* BEGIN *

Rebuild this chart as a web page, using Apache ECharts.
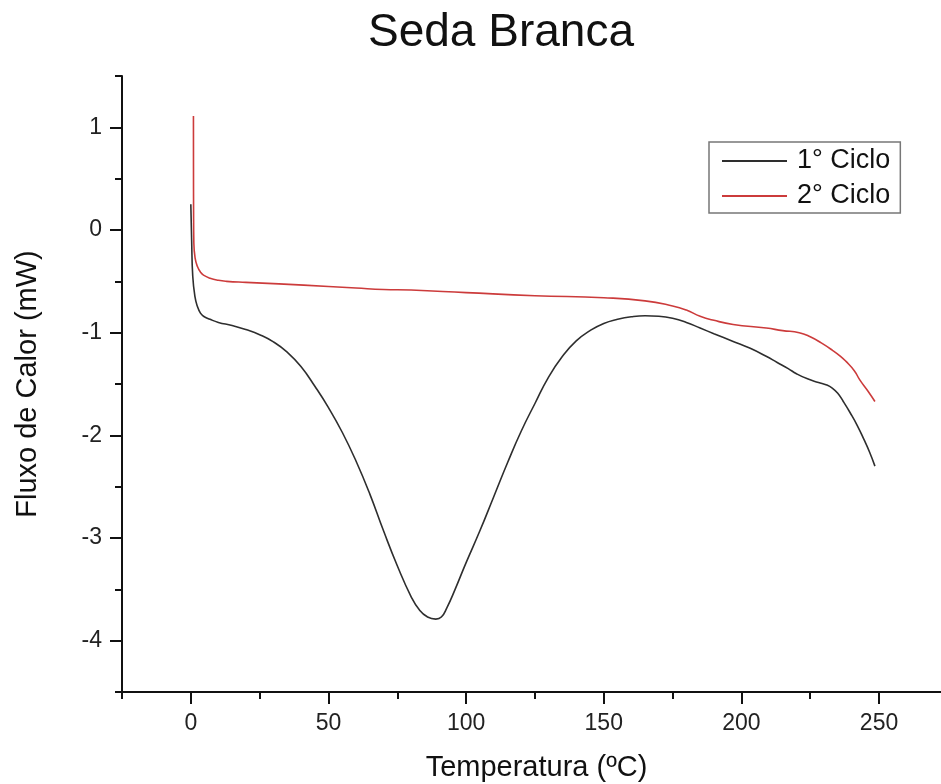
<!DOCTYPE html>
<html>
<head>
<meta charset="utf-8">
<title>Seda Branca</title>
<script src="https://cdn.jsdelivr.net/npm/echarts@6/dist/echarts.min.js"></script>
<style>
    html, body { margin: 0; padding: 0; background: #fff; }
    #chart { width: 941px; height: 784px; }
</style>
</head>
<body>
<div id="chart"></div>
<script>
    // 1° Ciclo (temperatura, fluxo)
    var temp1 = [0, 0.3, 0.7, 1.5, 2.4, 3.5, 4.6, 7, 10, 15, 20, 25, 30, 35, 40, 45, 50, 55, 60, 65, 70, 75, 80, 83, 86, 89, 91, 93, 96, 100, 105, 110, 115, 120, 125, 130, 135, 140, 145, 150, 155, 160, 165, 170, 175, 180, 185, 190, 197, 203, 209, 213, 217, 220, 224, 228, 231, 233, 235, 237, 239.5, 242, 244.5, 246.5, 248.5];
    var fluxo1 = [0.25, -0.1, -0.45, -0.65, -0.745, -0.81, -0.84, -0.87, -0.9, -0.93, -0.97, -1.02, -1.09, -1.19, -1.33, -1.52, -1.73, -1.97, -2.25, -2.57, -2.93, -3.27, -3.57, -3.70, -3.77, -3.79, -3.77, -3.68, -3.50, -3.24, -2.93, -2.60, -2.27, -1.96, -1.69, -1.43, -1.23, -1.08, -0.98, -0.91, -0.87, -0.845, -0.835, -0.84, -0.86, -0.9, -0.955, -1.01, -1.085, -1.15, -1.23, -1.29, -1.35, -1.40, -1.45, -1.485, -1.51, -1.54, -1.59, -1.67, -1.78, -1.9, -2.04, -2.16, -2.30];

    // 2° Ciclo
    var temp2 = [0.95, 0.97, 1.0, 1.1, 1.6, 2.4, 3.5, 4.6, 7, 10, 13, 20, 32, 50, 60, 70, 80, 100, 125, 150, 165, 175, 180, 185, 190, 197, 209, 215, 221, 225, 229, 233, 236, 238, 241, 243, 246, 248.5];
    var fluxo2 = [1.11, 0.6, 0.2, -0.13, -0.28, -0.355, -0.41, -0.44, -0.47, -0.49, -0.5, -0.51, -0.525, -0.55, -0.565, -0.58, -0.585, -0.61, -0.64, -0.66, -0.69, -0.74, -0.78, -0.84, -0.88, -0.92, -0.955, -0.98, -1.0, -1.04, -1.1, -1.17, -1.23, -1.28, -1.37, -1.46, -1.57, -1.67];

    var xMajor = [0, 50, 100, 150, 200, 250];
    var xMinor = [-25, 25, 75, 125, 175, 225];
    var yMajor = [-4, -3, -2, -1, 0, 1];
    var yMinor = [-4.5, -3.5, -2.5, -1.5, -0.5, 0.5, 1.5];

    function pares(xs, ys) {
        return xs.map(function (x, i) { return [x, ys[i]]; });
    }

    var fonte = '"Liberation Sans", Arial, sans-serif';
    var linha = { show: true, onZero: false, lineStyle: { color: '#111', width: 2 } };
    var semLinha = { show: false, onZero: false };

    var chart = echarts.init(document.getElementById('chart'));
    chart.setOption({
        animation: false,
        backgroundColor: '#fff',
        textStyle: { fontFamily: fonte },
        graphic: [{
            type: 'text',
            x: 501,
            y: 33,
            style: {
                text: 'Seda Branca',
                font: '46px ' + fonte,
                fill: '#111',
                align: 'center',
                verticalAlign: 'middle'
            }
        }],
        grid: { left: 122, right: 0, top: 76, bottom: 92, containLabel: false, outerBoundsMode: 'none' },
        legend: {
            orient: 'vertical',
            left: 709,
            top: 142,
            padding: [4, 10, 2, 13],
            itemGap: 5,
            itemWidth: 65,
            itemHeight: 2,
            icon: 'rect',
            borderColor: '#777',
            borderWidth: 1.5,
            textStyle: { fontSize: 27, color: '#111', lineHeight: 30, padding: [0, 0, 0, 5] },
            data: ['1° Ciclo', '2° Ciclo']
        },
        xAxis: [{
            type: 'value',
            min: -25,
            max: 272.5,
            position: 'bottom',
            axisLine: linha,
            splitLine: { show: false },
            axisTick: { show: true, length: 12, customValues: xMajor, lineStyle: { color: '#111', width: 2 } },
            axisLabel: { fontSize: 23, color: '#222', margin: 20, customValues: xMajor },
            name: 'Temperatura (ºC)',
            nameLocation: 'middle',
            nameGap: 61,
            nameTextStyle: { fontSize: 29, color: '#111', padding: [0, 0, 0, 10] }
        }, {
            type: 'value',
            min: -25,
            max: 272.5,
            position: 'bottom',
            axisLine: semLinha,
            splitLine: { show: false },
            axisTick: { show: true, length: 7, customValues: xMinor, lineStyle: { color: '#111', width: 2 } },
            axisLabel: { show: false, customValues: xMinor }
        }],
        yAxis: [{
            type: 'value',
            min: -4.5,
            max: 1.5,
            position: 'left',
            axisLine: linha,
            splitLine: { show: false },
            axisTick: { show: true, length: 12, customValues: yMajor, lineStyle: { color: '#111', width: 2 } },
            axisLabel: { fontSize: 23, color: '#222', margin: 20, customValues: yMajor },
            name: 'Fluxo de Calor (mW)',
            nameLocation: 'middle',
            nameGap: 80,
            nameTextStyle: { fontSize: 29, color: '#111' }
        }, {
            type: 'value',
            min: -4.5,
            max: 1.5,
            position: 'left',
            axisLine: semLinha,
            splitLine: { show: false },
            axisTick: { show: true, length: 7, customValues: yMinor, lineStyle: { color: '#111', width: 2 } },
            axisLabel: { show: false, customValues: yMinor }
        }],
        series: [{
            name: '1° Ciclo',
            type: 'line',
            xAxisIndex: 0,
            yAxisIndex: 0,
            data: pares(temp1, fluxo1),
            smooth: 0.5,
            symbol: 'none',
            lineStyle: { color: '#2e2e2e', width: 1.6 },
            itemStyle: { color: '#2e2e2e' }
        }, {
            name: '2° Ciclo',
            type: 'line',
            xAxisIndex: 0,
            yAxisIndex: 0,
            data: pares(temp2, fluxo2),
            smooth: 0.5,
            symbol: 'none',
            lineStyle: { color: '#cc3b3b', width: 1.6 },
            itemStyle: { color: '#cc3b3b' }
        }]
    });
</script>
</body>
</html>
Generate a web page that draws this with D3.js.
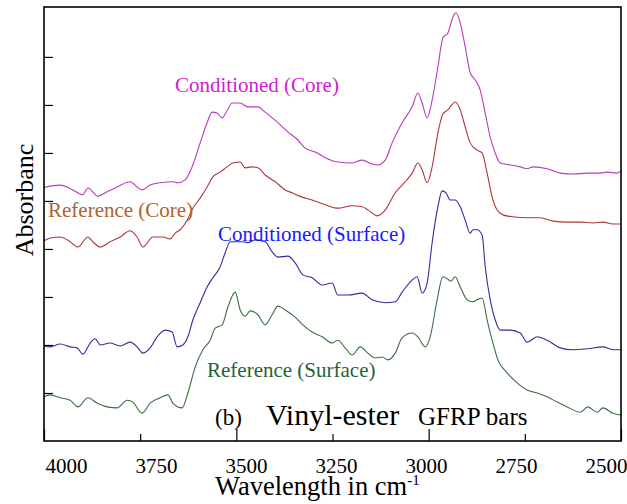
<!DOCTYPE html>
<html>
<head>
<meta charset="utf-8">
<script src="https://cdn.jsdelivr.net/npm/d3@7"></script>
<style>
    body { margin: 0; background: #fff; }
    svg { display: block; }
    text { font-family: "Liberation Serif", "Times New Roman", serif; }
</style>
</head>
<body>
<svg></svg>
<script>
// wavenumbers (cm-1) and absorbance (offset, arbitrary units)
var wnCondCore = [4000,3958,3925,3899,3886,3860,3836,3810,3776,3758,3745,3724,3698,3665,3652,3633,3615,3594,3576,3563,3550,3537,3524,3511,3490,3470,3444,3425,3392,3366,3340,3321,3295,3269,3236,3199,3173,3147,3132,3113,3095,3069,3043,3028,3017,3004,2991,2976,2963,2950,2937,2929,2918,2905,2892,2879,2866,2853,2840,2827,2814,2788,2762,2744,2729,2692,2658,2625,2588,2554,2536,2510,2500];
var absCondCore = [5.28,5.33,5.23,5.13,5.27,5.10,5.19,5.29,5.40,5.29,5.23,5.33,5.38,5.40,5.38,5.44,5.71,6.21,6.63,6.85,6.83,6.73,6.88,7.04,7.04,6.96,6.96,6.85,6.63,6.44,6.27,6.10,6.02,5.90,5.81,5.79,5.85,5.77,5.75,5.85,6.21,6.63,6.96,7.25,7.04,6.73,7.10,7.79,8.40,8.50,8.83,8.92,8.71,8.21,7.67,7.52,7.31,6.83,6.33,6.00,5.79,5.75,5.71,5.67,5.71,5.67,5.58,5.56,5.58,5.58,5.60,5.58,5.63];

var wnRefCore = [4000,3984,3958,3932,3912,3886,3873,3854,3828,3802,3776,3758,3743,3717,3691,3672,3659,3646,3628,3613,3594,3576,3561,3542,3524,3509,3490,3477,3459,3444,3425,3399,3373,3355,3329,3303,3269,3236,3199,3173,3147,3134,3113,3087,3061,3043,3028,3017,3004,2991,2976,2963,2950,2942,2931,2918,2905,2892,2874,2861,2848,2835,2822,2807,2781,2744,2710,2677,2640,2606,2573,2547,2521,2500];
var absRefCore = [4.17,4.23,4.25,4.15,4.04,4.25,4.15,4.04,4.15,4.25,4.38,4.25,4.04,4.25,4.25,4.21,4.33,4.40,4.60,4.85,5.06,5.29,5.50,5.60,5.71,5.79,5.81,5.69,5.71,5.69,5.54,5.40,5.23,5.17,5.08,5.02,4.92,4.85,4.90,4.88,4.75,4.69,4.81,5.17,5.40,5.58,5.79,5.65,5.38,5.71,6.42,6.81,6.90,6.98,7.06,6.90,6.54,6.21,6.06,6.00,5.58,5.08,4.81,4.71,4.67,4.65,4.65,4.58,4.56,4.56,4.54,4.56,4.52,4.52];

var wnCondSurf = [4000,3984,3958,3932,3914,3899,3880,3867,3854,3828,3802,3776,3758,3743,3724,3706,3685,3667,3654,3639,3626,3613,3594,3576,3561,3542,3529,3516,3498,3483,3470,3451,3425,3407,3392,3366,3347,3327,3303,3277,3251,3236,3210,3173,3147,3113,3087,3069,3043,3030,3017,3004,2991,2976,2965,2955,2944,2931,2918,2905,2892,2885,2874,2861,2853,2840,2827,2814,2788,2762,2744,2718,2692,2658,2625,2588,2547,2521,2500];
var absCondSurf = [1.98,1.96,2.02,1.96,1.94,1.81,2.04,2.13,2.00,2.04,1.98,2.06,1.96,1.83,1.94,2.17,2.31,2.27,1.96,2.00,2.17,2.52,2.88,3.21,3.40,3.63,3.92,4.15,4.15,4.15,4.13,4.19,4.15,3.94,3.83,3.85,3.71,3.46,3.40,3.25,3.29,3.04,3.04,3.08,2.94,2.88,2.90,3.10,3.35,3.42,3.08,3.29,4.13,4.88,5.21,5.17,5.02,5.02,4.88,4.60,4.33,4.40,4.40,4.29,3.63,2.94,2.52,2.31,2.31,2.25,2.06,2.17,2.10,1.94,1.90,1.92,1.96,1.90,1.90];

var wnRefSurf = [4000,3984,3958,3932,3912,3886,3862,3836,3810,3784,3769,3745,3724,3698,3678,3665,3641,3626,3607,3587,3568,3555,3537,3522,3503,3490,3477,3464,3444,3425,3407,3392,3373,3347,3327,3303,3277,3251,3236,3217,3199,3178,3158,3139,3121,3106,3087,3069,3043,3028,3009,2996,2978,2963,2952,2942,2931,2918,2900,2887,2874,2861,2848,2835,2820,2796,2770,2744,2718,2692,2666,2640,2606,2586,2562,2547,2521,2500];
var absRefSurf = [0.92,0.96,0.90,0.85,0.71,0.90,0.79,0.71,0.69,0.85,0.81,0.58,0.79,0.90,0.96,0.79,0.69,1.00,1.54,1.90,2.10,2.35,2.42,2.79,3.10,2.73,2.60,2.71,2.63,2.42,2.63,2.81,2.73,2.58,2.42,2.27,2.17,2.04,2.10,1.94,1.79,1.96,1.83,1.73,1.75,1.69,1.83,2.15,2.25,2.17,1.96,2.17,2.94,3.42,3.38,3.33,3.42,3.21,2.94,2.90,2.94,2.98,2.52,2.10,1.69,1.42,1.21,1.06,1.00,0.92,0.81,0.71,0.60,0.71,0.60,0.69,0.58,0.54];

var xTickValues = [4000, 3750, 3500, 3250, 3000, 2750, 2500];
var xMajorTicks = [4000, 3500, 3000, 2500];
var yTickValues = [1, 2, 3, 4, 5, 6, 7, 8];

var seriesNames = ["Conditioned (Core)", "Reference (Core)", "Conditioned (Surface)", "Reference (Surface)"];

var svgWidth = 627, svgHeight = 504;
var plotLeft = 44, plotRight = 621, plotTop = 7, plotBottom = 441;
var serif = "'Liberation Serif', 'Times New Roman', serif";

var svg = d3.select("svg")
    .attr("width", svgWidth)
    .attr("height", svgHeight);

svg.append("rect")
    .attr("width", svgWidth)
    .attr("height", svgHeight)
    .attr("fill", "#fff");

var x = d3.scaleLinear().domain([4000, 2500]).range([plotLeft, plotRight]);
var y = d3.scaleLinear().domain([0, 9.04]).range([plotBottom, plotTop]);
// the tick numbers in the original sit a bit inside the ends of the axis
var xLabelPos = d3.scaleLinear().domain([4000, 2500]).range([66, 606]);

var series = [
    { name: seriesNames[0], wn: wnCondCore, abs: absCondCore, line: "#b83cb8", text: "#d41cd4", lx: 175, ly: 92 },
    { name: seriesNames[1], wn: wnRefCore, abs: absRefCore, line: "#b03636", text: "#b0612c", lx: 48, ly: 217 },
    { name: seriesNames[2], wn: wnCondSurf, abs: absCondSurf, line: "#2e2e9c", text: "#1a1aff", lx: 218, ly: 241 },
    { name: seriesNames[3], wn: wnRefSurf, abs: absRefSurf, line: "#3b6e3b", text: "#1f6437", lx: 207, ly: 377 }
];

var line = d3.line()
    .x(function(d) { return x(d[0]); })
    .y(function(d) { return y(d[1]); })
    .curve(d3.curveMonotoneX);

var g = svg.append("g");

g.selectAll("path.spec")
    .data(series)
    .enter()
    .append("path")
    .attr("class", "spec")
    .attr("d", function(d) { return line(d3.zip(d.wn, d.abs)); })
    .attr("fill", "none")
    .attr("stroke", function(d) { return d.line; })
    .attr("stroke-width", 1.1);

g.selectAll("text.lab")
    .data(series)
    .enter()
    .append("text")
    .attr("class", "lab")
    .attr("x", function(d) { return d.lx; })
    .attr("y", function(d) { return d.ly; })
    .attr("font-size", 21)
    .attr("fill", function(d) { return d.text; })
    .text(function(d) { return d.name; });

// frame
svg.append("rect")
    .attr("x", plotLeft)
    .attr("y", plotTop)
    .attr("width", plotRight - plotLeft)
    .attr("height", plotBottom - plotTop)
    .attr("fill", "none")
    .attr("stroke", "#000")
    .attr("stroke-width", 1.6);

// bottom axis, ticks pointing in
var xAxis = d3.axisBottom(x)
    .tickValues(xTickValues)
    .tickSize(0)
    .tickPadding(0)
    .tickFormat(d3.format("d"));

var xg = svg.append("g")
    .attr("transform", "translate(0," + plotBottom + ")")
    .call(xAxis)
    .attr("font-family", serif);
xg.select(".domain").remove();
xg.selectAll(".tick line")
    .attr("y2", function(d) { return xMajorTicks.indexOf(d) >= 0 ? -12 : -7; })
    .attr("stroke", "#000")
    .attr("stroke-width", 1.2);
xg.selectAll(".tick text")
    .attr("x", function(d) { return xLabelPos(d) - x(d); })
    .attr("y", 32)
    .attr("dy", null)
    .attr("font-size", 21)
    .attr("fill", "#000");

// left axis, ticks only
var yAxis = d3.axisLeft(y)
    .tickValues(yTickValues)
    .tickSize(-9)
    .tickFormat("");
var yg = svg.append("g")
    .attr("transform", "translate(" + plotLeft + ",0)")
    .call(yAxis);
yg.select(".domain").remove();
yg.selectAll(".tick line").attr("stroke", "#000").attr("stroke-width", 1.2);

// axis titles
var xt = svg.append("text")
    .attr("x", 215)
    .attr("y", 495)
    .attr("font-size", 26.5)
    .attr("fill", "#000");
xt.append("tspan").text("Wavelength in cm");
xt.append("tspan").attr("dy", -10).attr("font-size", 15).text("-1");

svg.append("text")
    .attr("transform", "translate(33,200) rotate(-90)")
    .attr("text-anchor", "middle")
    .attr("font-size", 26)
    .attr("fill", "#000")
    .text("Absorbanc");

// panel caption
var cap = svg.append("text")
    .attr("x", 215)
    .attr("y", 425)
    .attr("fill", "#000");
cap.append("tspan").attr("font-size", 23).text("(b)");
cap.append("tspan").attr("x", 266).attr("font-size", 30).text("Vinyl-ester");
cap.append("tspan").attr("x", 418).attr("font-size", 25).text("GFRP bars");
</script>
</body>
</html>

* END *

Take the lines above from the top of the records through the one with "false, onZero: false" and repeat them exactly, without any pictures.

Rebuild this chart as a web page, using Apache ECharts.
<!DOCTYPE html>
<html>
<head>
<meta charset="utf-8">
<title>Seda Branca</title>
<script src="https://cdn.jsdelivr.net/npm/echarts@6/dist/echarts.min.js"></script>
<style>
    html, body { margin: 0; padding: 0; background: #fff; }
    #chart { width: 941px; height: 784px; }
</style>
</head>
<body>
<div id="chart"></div>
<script>
    // 1° Ciclo (temperatura, fluxo)
    var temp1 = [0, 0.3, 0.7, 1.5, 2.4, 3.5, 4.6, 7, 10, 15, 20, 25, 30, 35, 40, 45, 50, 55, 60, 65, 70, 75, 80, 83, 86, 89, 91, 93, 96, 100, 105, 110, 115, 120, 125, 130, 135, 140, 145, 150, 155, 160, 165, 170, 175, 180, 185, 190, 197, 203, 209, 213, 217, 220, 224, 228, 231, 233, 235, 237, 239.5, 242, 244.5, 246.5, 248.5];
    var fluxo1 = [0.25, -0.1, -0.45, -0.65, -0.745, -0.81, -0.84, -0.87, -0.9, -0.93, -0.97, -1.02, -1.09, -1.19, -1.33, -1.52, -1.73, -1.97, -2.25, -2.57, -2.93, -3.27, -3.57, -3.70, -3.77, -3.79, -3.77, -3.68, -3.50, -3.24, -2.93, -2.60, -2.27, -1.96, -1.69, -1.43, -1.23, -1.08, -0.98, -0.91, -0.87, -0.845, -0.835, -0.84, -0.86, -0.9, -0.955, -1.01, -1.085, -1.15, -1.23, -1.29, -1.35, -1.40, -1.45, -1.485, -1.51, -1.54, -1.59, -1.67, -1.78, -1.9, -2.04, -2.16, -2.30];

    // 2° Ciclo
    var temp2 = [0.95, 0.97, 1.0, 1.1, 1.6, 2.4, 3.5, 4.6, 7, 10, 13, 20, 32, 50, 60, 70, 80, 100, 125, 150, 165, 175, 180, 185, 190, 197, 209, 215, 221, 225, 229, 233, 236, 238, 241, 243, 246, 248.5];
    var fluxo2 = [1.11, 0.6, 0.2, -0.13, -0.28, -0.355, -0.41, -0.44, -0.47, -0.49, -0.5, -0.51, -0.525, -0.55, -0.565, -0.58, -0.585, -0.61, -0.64, -0.66, -0.69, -0.74, -0.78, -0.84, -0.88, -0.92, -0.955, -0.98, -1.0, -1.04, -1.1, -1.17, -1.23, -1.28, -1.37, -1.46, -1.57, -1.67];

    var xMajor = [0, 50, 100, 150, 200, 250];
    var xMinor = [-25, 25, 75, 125, 175, 225];
    var yMajor = [-4, -3, -2, -1, 0, 1];
    var yMinor = [-4.5, -3.5, -2.5, -1.5, -0.5, 0.5, 1.5];

    function pares(xs, ys) {
        return xs.map(function (x, i) { return [x, ys[i]]; });
    }

    var fonte = '"Liberation Sans", Arial, sans-serif';
    var linha = { show: true, onZero: false, lineStyle: { color: '#111', width: 2 } };
    var semLinha = { show: false, onZero: false };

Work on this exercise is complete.